Six years and two weeks ago, I moved to America after a lonely childhood in a working-class town in rural Australia, so far from the world that it took three months for the “Teen Vogue” magazines I obsessed over to reach us.
A week ago, I ate a Vegemite and cheese sandwich on a plane headed to New York.
There: That’s a sentence I never thought I’d write. A sentence that felt impossible, long before Lin-Manuel Miranda stood onstage at the White House and, opening with the now-famous words “… It’s a concept album about someone who I think embodies hip hop: Treasury Secretary Alexander Hamilton,” started changing the limits of what we define as impossible.
Increasingly, my life is full of sentences I never thought I’d write, things I’d thought were completely impossible: I live in America. I went to New York — just for a weekend. Just to see a musical.
And yet, here they are. Here I am.
But before I tell the story of how “Hamilton” tells mine, let me note: I can turn to any channel or stage to find entirely white families, colleges, and towns that look like me, even if we don’t share the same story. It is paramount we do not stop talking about the power of the representation of people of color in “Hamilton,” whose bodies and stories have been silenced so consistently and violently in the grander American narrative.
Having started working as a shop clerk at age 12 and having left for America at 15 to get an education, reading everything I could get my hands on, making a proper group of friends for the first time, and writing essays that earned me a full scholarship at a good college, “Hamilton” meant a lot. Having grown up with a single mother, in a house that only ever had one room heated in the winter because any more was too expensive, on a mostly-deserted desert island in the middle of the South Pacific — well, getting to see someone else’s story, a story in its early stages not entirely unlike mine, was a big deal.
And getting to see that show on Broadway, in New York — even though it meant working two jobs for months and taking out an extra loan and selling half my possessions to pay for a ticket — the last day Leslie Odom Jr. played Aaron Burr, Phillipa Soo played Eliza Hamilton, and Lin-Manuel Miranda played Hamilton himself?
It was a really big deal.
Saturday came and 500+ people waited outside the sidewalk of the Richard Rodgers Theatre, queueing eight people deep just for the chance to get a glimpse of Miranda, Daveed Diggs, Anthony Ramos — anyone. A young woman near me said she’d been there since dawn on Friday morning.
Half a dozen cops tried to control the crowd. Two fans were drawing a portrait of Miranda across the street in chalk on a 10-by-4 blackboard they’d brought just for this purpose. The queue started to move, and in a blur of nerves and with a shaking hand, my ticket scanned — another shock of surreal joy in a huge weekend of it. Even though I’d bought it and paid for it and it really was a proper ticket, I fully expected to be turned away for no other reason than things like this don’t happen to kids who grew up in tiny isolated towns and worked full-time alongside their junior year of college to support themselves and their single mothers.

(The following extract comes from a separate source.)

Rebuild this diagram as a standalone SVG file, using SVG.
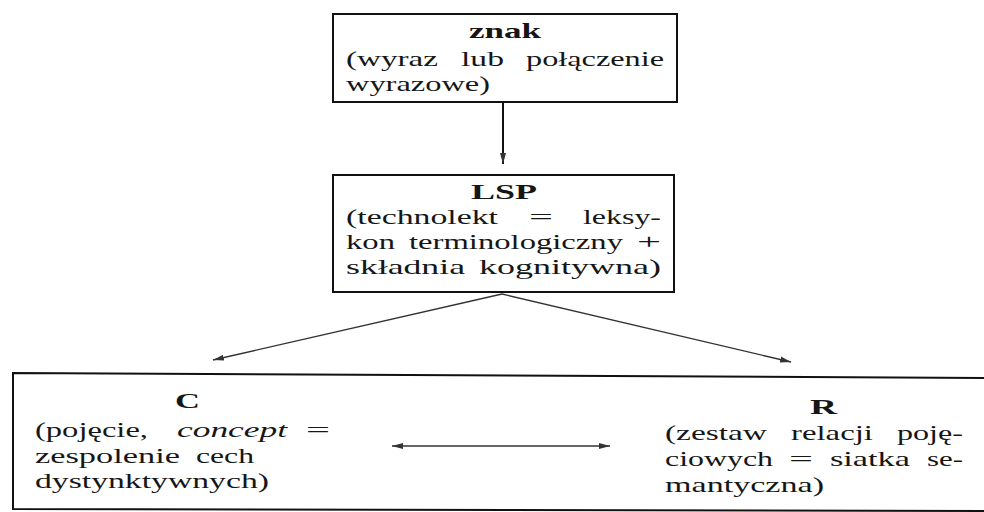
<svg xmlns="http://www.w3.org/2000/svg" width="984" height="512" viewBox="0 0 984 512">
  <style>
    .frame { fill: none; stroke: #111; stroke-width: 2; }
    .t { font-family: "Liberation Serif", "Times New Roman", serif; font-size: 22px; fill: #161616; }
    .b { font-weight: bold; }
    .i { font-style: italic; }
    .edge { fill: none; stroke: #333; stroke-width: 1.4; }
    .edge-v { fill: none; stroke: #111; stroke-width: 2; }
  </style>
  <defs>
    <marker id="head" markerUnits="userSpaceOnUse" markerWidth="12" markerHeight="8" refX="11" refY="3.5" orient="auto-start-reverse">
      <path d="M0,0.5 L11,3.5 L0,6.5 Z" fill="#333"/>
    </marker>
  </defs>

  <rect width="984" height="512" fill="#ffffff"/>

  <!-- sign: word or word combination -->
  <g id="node-znak">
    <rect class="frame" x="333" y="14" width="344" height="88"/>
    <text class="t b" x="469" y="38" textLength="72" lengthAdjust="spacingAndGlyphs">znak</text>
    <text class="t" x="346" y="66" textLength="92" lengthAdjust="spacingAndGlyphs">(wyraz</text>
    <text class="t" x="461" y="66" textLength="43" lengthAdjust="spacingAndGlyphs">lub</text>
    <text class="t" x="526" y="66" textLength="138" lengthAdjust="spacingAndGlyphs">połączenie</text>
    <text class="t" x="346" y="91" textLength="144" lengthAdjust="spacingAndGlyphs">wyrazowe)</text>
  </g>

  <!-- LSP: technolect -->
  <g id="node-lsp">
    <rect class="frame" x="333" y="175" width="341" height="117"/>
    <text class="t b" x="471" y="199" textLength="66" lengthAdjust="spacingAndGlyphs">LSP</text>
    <text class="t" x="346" y="224" textLength="152" lengthAdjust="spacingAndGlyphs">(technolekt</text>
    <text class="t" x="529" y="224" textLength="24" lengthAdjust="spacingAndGlyphs">=</text>
    <text class="t" x="583" y="224" textLength="78" lengthAdjust="spacingAndGlyphs">leksy-</text>
    <text class="t" x="346" y="249" textLength="49" lengthAdjust="spacingAndGlyphs">kon</text>
    <text class="t" x="409" y="249" textLength="214" lengthAdjust="spacingAndGlyphs">terminologiczny</text>
    <text class="t" x="637" y="249" textLength="24" lengthAdjust="spacingAndGlyphs">+</text>
    <text class="t" x="346" y="274" textLength="119" lengthAdjust="spacingAndGlyphs">składnia</text>
    <text class="t" x="479" y="274" textLength="182" lengthAdjust="spacingAndGlyphs">kognitywna)</text>
  </g>

  <!-- shared frame around concept and relations -->
  <g id="node-cr-frame">
    <path class="frame" d="M986,378 L13,373 L13,509 L986,511"/>
  </g>

  <!-- C: concept -->
  <g id="node-c">
    <text class="t b" x="175" y="408" textLength="25" lengthAdjust="spacingAndGlyphs">C</text>
    <text class="t" x="35" y="437" textLength="113" lengthAdjust="spacingAndGlyphs">(pojęcie,</text>
    <text class="t i" x="177" y="437" textLength="110" lengthAdjust="spacingAndGlyphs">concept</text>
    <text class="t" x="306" y="437" textLength="24" lengthAdjust="spacingAndGlyphs">=</text>
    <text class="t" x="35" y="463" textLength="145" lengthAdjust="spacingAndGlyphs">zespolenie</text>
    <text class="t" x="196" y="463" textLength="58" lengthAdjust="spacingAndGlyphs">cech</text>
    <text class="t" x="35" y="488" textLength="234" lengthAdjust="spacingAndGlyphs">dystynktywnych)</text>
  </g>

  <!-- R: set of conceptual relations -->
  <g id="node-r">
    <text class="t b" x="810" y="414" textLength="27" lengthAdjust="spacingAndGlyphs">R</text>
    <text class="t" x="665" y="440" textLength="102" lengthAdjust="spacingAndGlyphs">(zestaw</text>
    <text class="t" x="791" y="440" textLength="82" lengthAdjust="spacingAndGlyphs">relacji</text>
    <text class="t" x="897" y="440" textLength="66" lengthAdjust="spacingAndGlyphs">poję-</text>
    <text class="t" x="665" y="466" textLength="108" lengthAdjust="spacingAndGlyphs">ciowych</text>
    <text class="t" x="789" y="466" textLength="24" lengthAdjust="spacingAndGlyphs">=</text>
    <text class="t" x="830" y="466" textLength="80" lengthAdjust="spacingAndGlyphs">siatka</text>
    <text class="t" x="927" y="466" textLength="36" lengthAdjust="spacingAndGlyphs">se-</text>
    <text class="t" x="665" y="492" textLength="159" lengthAdjust="spacingAndGlyphs">mantyczna)</text>
  </g>

  <!-- connectors -->
  <g id="connectors">
    <line class="edge-v" x1="503" y1="103" x2="503" y2="164" marker-end="url(#head)"/>
    <line class="edge" x1="502" y1="294" x2="213" y2="360" marker-end="url(#head)"/>
    <line class="edge" x1="502" y1="294" x2="791" y2="362" marker-end="url(#head)"/>
    <line class="edge" x1="392" y1="446" x2="610" y2="446" marker-start="url(#head)" marker-end="url(#head)"/>
  </g>
</svg>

I’d only told a few friends I was going to New York because when I’d gotten to the airport at 5 AM the day before, I’d expected to be turned away at the gate for all the same reasons, and I didn’t want to have to face the embarrassment of explaining to everyone that it hadn’t worked out. But to my continuing surprise, they let me through security, through the gate — and finally, through the theatre doors.
The next day, a good friend and I boarded a ferry for Staten Island, watching the Brooklyn Bridge slip past us as we slowly made our way into the Upper Bay.
I ate a $1.20 can of cold black beans for dinner as we looked back at Manhattan. As we sailed past the Statue of Liberty, we talked about how much we loved our mothers, and how we felt growing up with very little had actually given us a lot: our resilience, our ambition, our empathy. Ourselves.
Getting closer to the famous symbol of hope, I realized the fact that the Statue of Liberty is holding the torch in one hand and some writing in the other is a pretty important detail, actually: there are so many of us like her, moving forward with some words and our ambition burning like a torch to light the way. It feels like Miranda understands it, the way he puts it down in words and sings it — the first time I’d heard a story so close to mine reflected in someone else’s. We wrote our way out.